Wonderful article, and having read many of the thought leaders and experts you cite, I am impressed with your work. By your standards and definitions it is quite possible I once laid down the groundwork for a holacracy of my own, five years ago, as part of a presentation I gave for Research ShowCASE here in Cleveland. Since defining this model and providing case work and research to help justify its merit since, I've enhanced it quite a bit, including refinements to the functional aspects detailed in the PDF provided in this blog post and attached below. The paper here was written with a corporate citizenship goal in mind, but I've found that the core design has many applications beyond that. A multiplicity of outcomes, if you will, on multiple levels of system.

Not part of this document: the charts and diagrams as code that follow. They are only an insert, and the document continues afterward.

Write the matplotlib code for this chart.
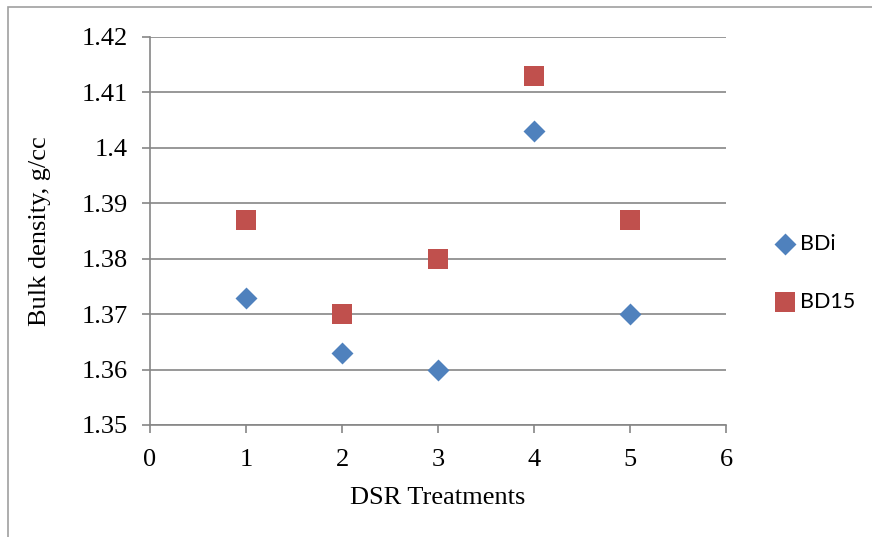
import matplotlib.pyplot as plt
from matplotlib.patches import Rectangle

treatments = [1, 2, 3, 4, 5]
bdi = [1.373, 1.363, 1.360, 1.403, 1.370]
bd15 = [1.387, 1.370, 1.380, 1.413, 1.387]
yticks = [1.35, 1.36, 1.37, 1.38, 1.39, 1.40, 1.41, 1.42]
ytick_labels = ['1.35', '1.36', '1.37', '1.38', '1.39', '1.4', '1.41', '1.42']
xticks = [0, 1, 2, 3, 4, 5, 6]

grid_col = '#868686'
fig = plt.figure(figsize=(8.72, 5.37), dpi=100)
ax = fig.add_axes([150 / 872, 1 - 425 / 537, 576 / 872, 388 / 537])

ax.scatter(treatments, bdi, marker='D', s=125, color='#4F81BD', label='BDi', zorder=3, linewidths=0)
ax.scatter(treatments, bd15, marker='s', s=220, color='#C0504D', label='BD15', zorder=3, linewidths=0)

ax.set_xlim(0, 6)
ax.set_ylim(1.35, 1.42)
ax.set_xticks(xticks)
ax.set_yticks(yticks)
ax.set_yticklabels(ytick_labels)
ax.yaxis.grid(True, color=grid_col, linewidth=1.2)
ax.set_axisbelow(True)

for s in ['top', 'right']:
    ax.spines[s].set_visible(False)
for s in ['left', 'bottom']:
    ax.spines[s].set_color(grid_col)
    ax.spines[s].set_linewidth(1.2)
ax.tick_params(axis='both', colors=grid_col, length=6, width=1.2, labelcolor='black',
               labelsize=19, labelfontfamily='Liberation Serif')
ax.tick_params(axis='y', pad=10)
ax.tick_params(axis='x', pad=11)

ax.set_xlabel('DSR Treatments', fontsize=19, family='Liberation Serif', labelpad=12)
ax.set_ylabel('Bulk density, g/cc', fontsize=19, family='Liberation Serif', labelpad=22)

fig.legend(loc='center left', bbox_to_anchor=(0.876, 0.492), frameon=False,
           prop={'family': 'Lato', 'size': 15.5}, handletextpad=0.1, labelspacing=1.75,
           handlelength=1.2, borderaxespad=0)

# outer chart-area border (left and top edges visible)
fig.patches.append(Rectangle((8 / 872, -0.1), 1.2, 1.1 - 7 / 537, transform=fig.transFigure,
                             fill=False, edgecolor='#A0A0A0', linewidth=1.2))

fig.savefig('out.png', dpi=100)
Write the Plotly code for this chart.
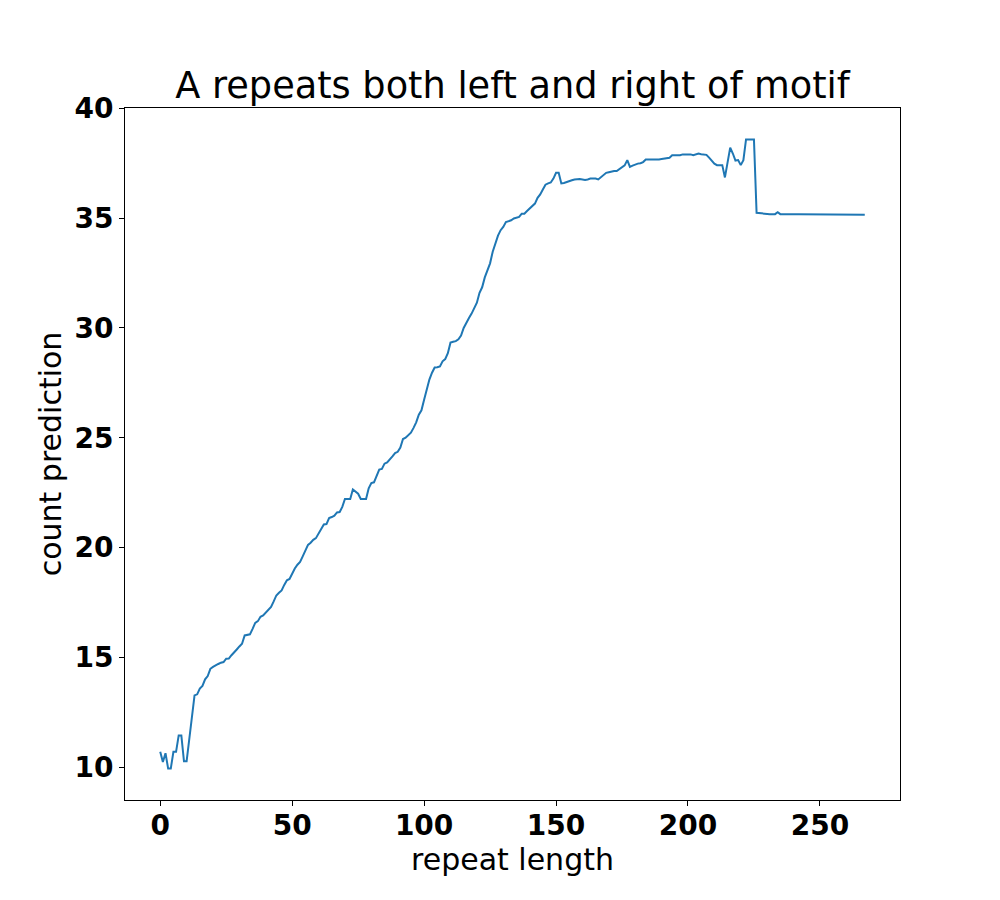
import plotly.graph_objects as go

repeat_length = [
    0, 1, 2, 3, 4, 5, 6, 7, 8, 9, 10, 13, 14, 15, 16, 17, 18, 19, 20,
    21, 22, 23, 24, 25, 26, 27, 28, 29, 30, 31, 32, 33, 34, 35, 36, 37, 38, 39, 40,
    41, 42, 43, 44, 45, 46, 47, 48, 49, 50, 51, 52, 53, 54, 55, 56, 57, 58, 59, 60,
    61, 62, 63, 64, 65, 66, 67, 68, 69, 70, 71, 72, 73, 74, 75, 76, 77, 78, 79, 80,
    81, 82, 83, 84, 85, 86, 87, 88, 89, 90, 91, 92, 93, 94, 95, 96, 97, 98, 99, 100,
    101, 102, 103, 104, 105, 106, 107, 108, 109, 110, 111, 112, 113, 114, 115, 116, 117, 118, 119, 120,
    121, 122, 123, 124, 125, 126, 127, 128, 129, 130, 131, 132, 133, 134, 135, 136, 137, 138, 139, 140,
    141, 142, 143, 144, 145, 146, 147, 148, 149, 150, 151, 152, 153, 154, 155, 156, 157, 158, 159, 160,
    161, 162, 163, 164, 165, 166, 167, 168, 169, 170, 171, 172, 173, 174, 175, 176, 177, 178, 179, 180,
    181, 182, 183, 184, 185, 186, 187, 188, 189, 190, 191, 192, 193, 194, 195, 196, 197, 198, 199, 200,
    201, 202, 203, 204, 205, 206, 207, 208, 209, 210, 211, 212, 213, 214, 215, 216, 217, 218, 219, 220,
    221, 222, 223, 224, 225, 226, 227, 228, 229, 230, 231, 232, 233, 234, 235, 242, 255, 267,
]

count_prediction = [
    10.70, 10.24, 10.64, 9.94, 9.94, 10.70, 10.70, 11.45, 11.45, 10.27, 10.27, 13.27, 13.32, 13.58, 13.70, 14.00, 14.15, 14.48, 14.57,
    14.62, 14.70, 14.76, 14.79, 14.94, 14.95, 15.10, 15.21, 15.36, 15.50, 15.62, 16.00, 16.02, 16.05, 16.30, 16.57, 16.65, 16.85, 16.91, 17.03,
    17.15, 17.30, 17.55, 17.82, 17.94, 18.05, 18.30, 18.51, 18.57, 18.85, 19.05, 19.22, 19.35, 19.60, 19.85, 20.12, 20.22, 20.35, 20.43, 20.65,
    20.90, 21.05, 21.07, 21.34, 21.39, 21.45, 21.60, 21.62, 21.85, 22.21, 22.21, 22.21, 22.64, 22.55, 22.45, 22.21, 22.21, 22.21, 22.70, 22.94,
    22.97, 23.25, 23.55, 23.58, 23.82, 23.88, 24.00, 24.15, 24.30, 24.36, 24.55, 24.94, 25.00, 25.12, 25.23, 25.45, 25.70, 26.05, 26.25, 26.73,
    27.20, 27.65, 27.96, 28.20, 28.21, 28.25, 28.48, 28.58, 28.85, 29.33, 29.37, 29.40, 29.48, 29.65, 30.00, 30.25, 30.45, 30.65, 30.90, 31.15,
    31.60, 31.85, 32.30, 32.64, 32.94, 33.47, 33.85, 34.20, 34.45, 34.60, 34.82, 34.85, 34.90, 34.98, 35.00, 35.05, 35.20, 35.20, 35.32, 35.43,
    35.55, 35.66, 35.92, 36.08, 36.30, 36.52, 36.58, 36.62, 36.80, 37.06, 37.06, 36.58, 36.60, 36.65, 36.69, 36.72, 36.76, 36.78, 36.78, 36.76,
    36.74, 36.76, 36.80, 36.80, 36.80, 36.76, 36.85, 36.98, 37.06, 37.09, 37.12, 37.14, 37.14, 37.24, 37.30, 37.40, 37.64, 37.33, 37.39, 37.44,
    37.48, 37.50, 37.55, 37.67, 37.67, 37.67, 37.66, 37.64, 37.67, 37.69, 37.71, 37.71, 37.75, 37.86, 37.86, 37.86, 37.86, 37.90, 37.90, 37.90,
    37.90, 37.86, 37.90, 37.94, 37.91, 37.90, 37.88, 37.75, 37.60, 37.48, 37.41, 37.41, 37.41, 36.85, 37.60, 38.21, 37.94, 37.62, 37.64, 37.41,
    37.64, 38.58, 38.58, 38.58, 38.58, 35.24, 35.22, 35.20, 35.20, 35.19, 35.18, 35.18, 35.18, 35.27, 35.18, 35.18, 35.16, 35.15,
]

title_text = "A repeats both left and right of motif"
x_label = "repeat length"
y_label = "count prediction"
x_ticks = [0, 50, 100, 150, 200, 250]
y_ticks = [10, 15, 20, 25, 30, 35, 40]

FONT = "DejaVu Sans"

fig = go.Figure()
fig.add_trace(go.Scatter(
    x=repeat_length, y=count_prediction, mode="lines",
    line=dict(color="#1f77b4", width=2), showlegend=False,
))

xmin, xmax = min(repeat_length), max(repeat_length)
ymin, ymax = min(count_prediction), max(count_prediction)
xpad = (xmax - xmin) * 0.05
ypad = (ymax - ymin) * 0.05

axis_common = dict(
    showgrid=False, zeroline=False, showline=True, linecolor="black", linewidth=1,
    mirror=True, ticks="outside", ticklen=5, tickwidth=1, tickcolor="black",
    tickfont=dict(family=FONT, size=28, color="black", weight="bold"),
)

fig.update_layout(
    width=1000, height=900,
    margin=dict(l=117, r=108, t=100, b=108),
    paper_bgcolor="white", plot_bgcolor="white",
    font=dict(family=FONT, color="black"),
    title=dict(text=title_text, x=0.5045, xanchor="center", y=0.914, yanchor="middle",
               font=dict(family=FONT, size=36.7, color="black")),
    xaxis=dict(range=[xmin - xpad, xmax + xpad], tickvals=x_ticks, ticklabelstandoff=-5,
               title=dict(text=x_label, font=dict(family=FONT, size=30, color="black"), standoff=5),
               **axis_common),
    yaxis=dict(range=[ymin - ypad, ymax + ypad], tickvals=y_ticks,
               title=dict(text=y_label, font=dict(family=FONT, size=30, color="black"), standoff=3),
               **axis_common),
)

fig.write_html("out.html")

Perhaps some of the concepts I refer to in my own article might merit discussion, or become enriched by the whole represented on this innovative Ning network. Perhaps this model might not just be a vision toward sustainability, but one capable of effecting thrivability ? I'll be running some evolutions beyond these core design and function paradigms by David (Cooperrider) soon - he offered me (at our recent Sustainability 2019 Summit), the opportunity to present some models for social entrepreneurship (now being put into action locally) in a near-future class of his. I'd love to hear thoughts, suggestions, and advice along those lines. In essence, I hope to help co-create an optimal model for world benefit - and it just might be that thrivability is the better goal to shoot for with this work.

Thanks again for your insightful article!